* BEGIN SUPPLIED MATERIAL *

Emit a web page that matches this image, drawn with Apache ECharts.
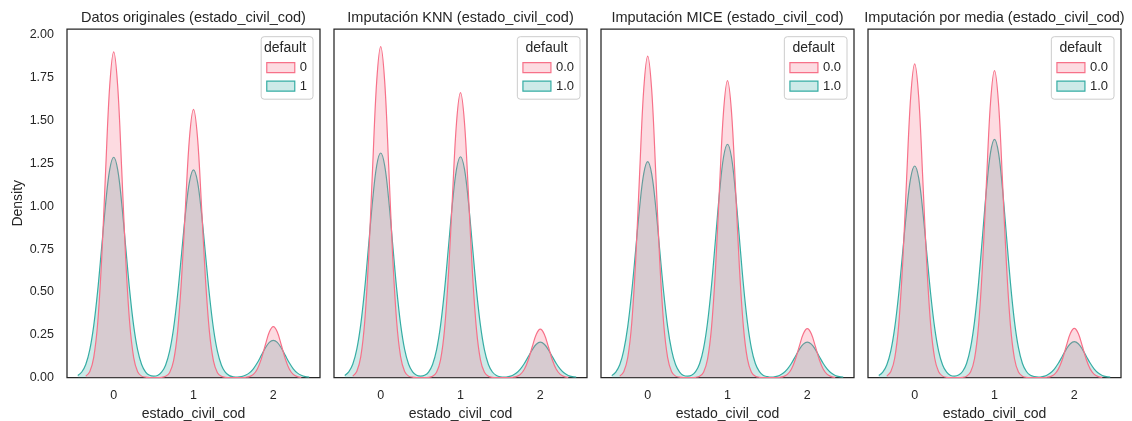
<!DOCTYPE html>
<html><head><meta charset="utf-8">
<script src="https://cdn.jsdelivr.net/npm/echarts@6/dist/echarts.min.js"></script>
<style>html,body{margin:0;padding:0;background:#fff}#c{width:1132px;height:421px}</style>
</head><body><div id="c"></div>
<script>
// ---------- data ----------
const panelTitles = [
  'Datos originales (estado_civil_cod)',
  'Imputación KNN (estado_civil_cod)',
  'Imputación MICE (estado_civil_cod)',
  'Imputación por media (estado_civil_cod)'
];
const legendTitle = 'default';
const hueLabels = [['0', '1'], ['0.0', '1.0'], ['0.0', '1.0'], ['0.0', '1.0']];
const xTickValues = [0, 1, 2];
const yTickValues = [0, 0.25, 0.5, 0.75, 1, 1.25, 1.5, 1.75, 2];
const xLabel = 'estado_civil_cod';
const yLabel = 'Density';

// x positions of the density samples (default = 0 and default = 1)
const xPink = [-0.35,-0.3,-0.25,-0.2,-0.15,-0.1,-0.05,0,0.05,0.1,0.15,0.2,0.25,0.3,0.35,
  0.4,0.45,0.5,0.55,0.6,
  0.65,0.7,0.75,0.8,0.85,0.9,0.95,1,1.05,1.1,1.15,1.2,1.25,1.3,1.35,
  1.4,1.45,1.5,1.55,1.6,
  1.65,1.7,1.75,1.8,1.85,1.9,1.95,2,2.05,2.1,2.15,2.2,2.25,2.3,2.35];
const xTeal = [-0.45,-0.4,-0.35,-0.3,-0.25,-0.2,-0.15,-0.1,-0.05,0,0.05,0.1,0.15,0.2,0.25,0.3,0.35,0.4,0.45,
  0.5,
  0.55,0.6,0.65,0.7,0.75,0.8,0.85,0.9,0.95,1,1.05,1.1,1.15,1.2,1.25,1.3,1.35,1.4,1.45,
  1.5,
  1.55,1.6,1.65,1.7,1.75,1.8,1.85,1.9,1.95,2,2.05,2.1,2.15,2.2,2.25,2.3,2.35,2.4,2.45];

// density values, default = 0 (pink)
const pinkOriginal = [0.008,0.034,0.118,0.321,0.698,1.219,1.702,1.902,1.702,1.219,0.698,0.321,0.118,0.034,0.008,
  0.002,0,0,0,0.001,
  0.007,0.028,0.097,0.265,0.575,1.004,1.402,1.566,1.402,1.004,0.575,0.265,0.097,0.028,0.007,
  0.001,0,0,0,0,
  0.001,0.005,0.018,0.050,0.109,0.190,0.266,0.297,0.266,0.190,0.109,0.050,0.018,0.005,0.001];
const pinkKNN = [0.008,0.035,0.120,0.327,0.709,1.238,1.729,1.932,1.729,1.238,0.709,0.327,0.120,0.035,0.008,
  0.002,0,0,0,0.001,
  0.007,0.030,0.103,0.281,0.610,1.066,1.488,1.663,1.488,1.066,0.610,0.281,0.103,0.030,0.007,
  0.001,0,0,0,0,
  0.001,0.005,0.018,0.048,0.104,0.181,0.253,0.283,0.253,0.181,0.104,0.048,0.018,0.005,0.001];
const pinkMICE = [0.008,0.034,0.116,0.317,0.689,1.203,1.680,1.877,1.680,1.203,0.689,0.317,0.116,0.034,0.008,
  0.002,0,0,0,0.001,
  0.007,0.031,0.107,0.293,0.636,1.111,1.551,1.733,1.551,1.111,0.636,0.293,0.107,0.031,0.007,
  0.001,0,0,0,0,
  0.001,0.005,0.018,0.048,0.105,0.183,0.255,0.285,0.255,0.183,0.105,0.048,0.018,0.005,0.001];
const pinkMedia = [0.008,0.033,0.114,0.309,0.672,1.174,1.639,1.831,1.639,1.174,0.672,0.309,0.114,0.033,0.008,
  0.001,0,0,0,0.001,
  0.008,0.032,0.111,0.303,0.658,1.149,1.604,1.792,1.604,1.149,0.658,0.303,0.111,0.032,0.008,
  0.001,0,0,0,0,
  0.001,0.005,0.018,0.049,0.105,0.184,0.257,0.287,0.257,0.184,0.105,0.049,0.018,0.005,0.001];

// density values, default = 1 (teal)
const tealOriginal = [0.012,0.032,0.076,0.161,0.303,0.509,0.764,1.020,1.214,1.286,1.214,1.020,0.764,0.509,0.303,0.161,0.076,0.032,0.013,
  0.008,
  0.012,0.031,0.072,0.152,0.286,0.480,0.720,0.961,1.144,1.212,1.144,0.961,0.720,0.480,0.286,0.152,0.072,0.030,0.011,
  0.004,
  0.002,0.005,0.013,0.027,0.051,0.086,0.129,0.172,0.205,0.217,0.205,0.172,0.129,0.086,0.051,0.027,0.013,0.005,0.002];
const tealKNN = [0.012,0.033,0.077,0.164,0.309,0.519,0.779,1.040,1.238,1.311,1.238,1.040,0.779,0.519,0.309,0.164,0.077,0.033,0.013,
  0.008,
  0.013,0.032,0.076,0.161,0.304,0.510,0.766,1.022,1.217,1.289,1.217,1.022,0.766,0.510,0.304,0.161,0.076,0.032,0.012,
  0.004,
  0.002,0.005,0.012,0.026,0.049,0.082,0.122,0.163,0.194,0.206,0.194,0.163,0.122,0.082,0.049,0.026,0.012,0.005,0.002];
const tealMICE = [0.011,0.032,0.074,0.158,0.297,0.499,0.748,0.999,1.189,1.260,1.189,0.999,0.748,0.499,0.297,0.158,0.074,0.032,0.012,
  0.008,
  0.013,0.034,0.080,0.170,0.321,0.539,0.809,1.080,1.286,1.362,1.286,1.080,0.809,0.539,0.321,0.170,0.080,0.034,0.012,
  0.005,
  0.002,0.005,0.012,0.026,0.049,0.082,0.123,0.164,0.195,0.207,0.195,0.164,0.123,0.082,0.049,0.026,0.012,0.005,0.002];
const tealMedia = [0.011,0.031,0.073,0.154,0.291,0.489,0.734,0.979,1.166,1.235,1.166,0.979,0.734,0.489,0.291,0.154,0.073,0.031,0.012,
  0.008,
  0.014,0.035,0.082,0.174,0.328,0.551,0.826,1.103,1.313,1.391,1.313,1.103,0.826,0.551,0.328,0.174,0.082,0.035,0.013,
  0.005,
  0.002,0.005,0.012,0.026,0.049,0.083,0.124,0.166,0.197,0.209,0.197,0.166,0.124,0.083,0.049,0.026,0.012,0.005,0.002];

const pinkSeries = [pinkOriginal, pinkKNN, pinkMICE, pinkMedia];
const tealSeries = [tealOriginal, tealKNN, tealMICE, tealMedia];

// ---------- layout / style ----------
const W = 1132;
const FONT = "'Liberation Sans', Arial, sans-serif";
const TXT = '#262626';
const PINK = '#f77189', TEAL = '#36ada4';
const PINK_FILL = 'rgba(247,113,137,0.25)', TEAL_FILL = 'rgba(54,173,164,0.25)';
const gridLeft0 = 67, gridStep = 267, gridW = 253, gridTop = 29, gridH = 348.5;
const legendBoxW = [56, 67, 67, 67];

const grids = [], xAxes = [], yAxes = [], series = [], legends = [], titles = [];
for (let i = 0; i < 4; i++) {
  const left = gridLeft0 + gridStep * i;
  grids.push({left: left, top: gridTop, width: gridW, height: gridH, show: true,
    outerBoundsMode: 'none', containLabel: false,
    borderColor: TXT, borderWidth: 1.25, backgroundColor: 'transparent'});
  xAxes.push({type: 'value', gridIndex: i, min: -0.585, max: 2.585,
    name: xLabel, nameLocation: 'middle', nameGap: 28,
    nameTextStyle: {fontFamily: FONT, fontSize: 14, color: TXT},
    axisLine: {show: false}, axisTick: {show: false}, splitLine: {show: false},
    axisLabel: {customValues: xTickValues, margin: 11.5, fontFamily: FONT, fontSize: 12.5, color: TXT,
      formatter: v => String(v)}});
  yAxes.push({type: 'value', gridIndex: i, min: 0, max: 2.035,
    name: i === 0 ? yLabel : '', nameLocation: 'middle', nameGap: 42,
    nameTextStyle: {fontFamily: FONT, fontSize: 14, color: TXT},
    axisLine: {show: false}, axisTick: {show: false}, splitLine: {show: false},
    axisLabel: {show: i === 0, customValues: yTickValues, margin: 13, fontFamily: FONT, fontSize: 12.5, color: TXT,
      formatter: v => v.toFixed(2)}});
  series.push({type: 'line', name: hueLabels[i][1], xAxisIndex: i, yAxisIndex: i,
    data: xTeal.map((x, k) => [x, tealSeries[i][k]]),
    showSymbol: false, smooth: 0.35, silent: true,
    lineStyle: {color: TEAL, width: 1.2}, itemStyle: {color: TEAL},
    areaStyle: {color: TEAL_FILL, opacity: 1}, z: 2});
  series.push({type: 'line', name: hueLabels[i][0], xAxisIndex: i, yAxisIndex: i,
    data: xPink.map((x, k) => [x, pinkSeries[i][k]]),
    showSymbol: false, smooth: 0.35, silent: true,
    lineStyle: {color: PINK, width: 1.2}, itemStyle: {color: PINK},
    areaStyle: {color: PINK_FILL, opacity: 1}, z: 3});
  const boxRight = left + gridW - 7;
  legends.push({orient: 'vertical', right: W - boxRight, top: 36.7,
    padding: [24.5, 6, 6.5, 5], itemWidth: 28, itemHeight: 10, itemGap: 5.5, itemTextGap: 10,
    icon: 'rect', selectedMode: false,
    backgroundColor: 'rgba(255,255,255,0.8)', borderColor: '#cccccc', borderWidth: 1, borderRadius: 3,
    textStyle: {fontFamily: FONT, fontSize: 13, color: TXT},
    data: [
      {name: hueLabels[i][0], icon: 'rect', itemStyle: {color: PINK_FILL, borderColor: PINK, borderWidth: 1.2}},
      {name: hueLabels[i][1], icon: 'rect', itemStyle: {color: TEAL_FILL, borderColor: TEAL, borderWidth: 1.2}}
    ]});
  titles.push({text: panelTitles[i], left: left + gridW / 2, top: 10.5, textAlign: 'center', padding: 0,
    textStyle: {fontFamily: FONT, fontSize: 14.5, fontWeight: 'normal', color: TXT}});
  titles.push({text: legendTitle, left: boxRight - legendBoxW[i] / 2, top: 41.5, textAlign: 'center', padding: 0,
    z: 10, textStyle: {fontFamily: FONT, fontSize: 14, fontWeight: 'normal', color: TXT}});
}

const chart = echarts.init(document.getElementById('c'), null, {renderer: 'canvas'});
chart.setOption({
  animation: false,
  backgroundColor: '#ffffff',
  title: titles, grid: grids, xAxis: xAxes, yAxis: yAxes, legend: legends, series: series
});
</script>
</body></html>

* END SUPPLIED MATERIAL *

**GIVEN PROBLEM:** Look at the listing and set down only the lines from its start through the line with "const yLabel = 'Density';", word for word and without pictures.

**ANSWER TO THIS EXERCISE:**
Emit a web page that matches this image, drawn with Apache ECharts.
<!DOCTYPE html>
<html><head><meta charset="utf-8">
<script src="https://cdn.jsdelivr.net/npm/echarts@6/dist/echarts.min.js"></script>
<style>html,body{margin:0;padding:0;background:#fff}#c{width:1132px;height:421px}</style>
</head><body><div id="c"></div>
<script>
// ---------- data ----------
const panelTitles = [
  'Datos originales (estado_civil_cod)',
  'Imputación KNN (estado_civil_cod)',
  'Imputación MICE (estado_civil_cod)',
  'Imputación por media (estado_civil_cod)'
];
const legendTitle = 'default';
const hueLabels = [['0', '1'], ['0.0', '1.0'], ['0.0', '1.0'], ['0.0', '1.0']];
const xTickValues = [0, 1, 2];
const yTickValues = [0, 0.25, 0.5, 0.75, 1, 1.25, 1.5, 1.75, 2];
const xLabel = 'estado_civil_cod';
const yLabel = 'Density';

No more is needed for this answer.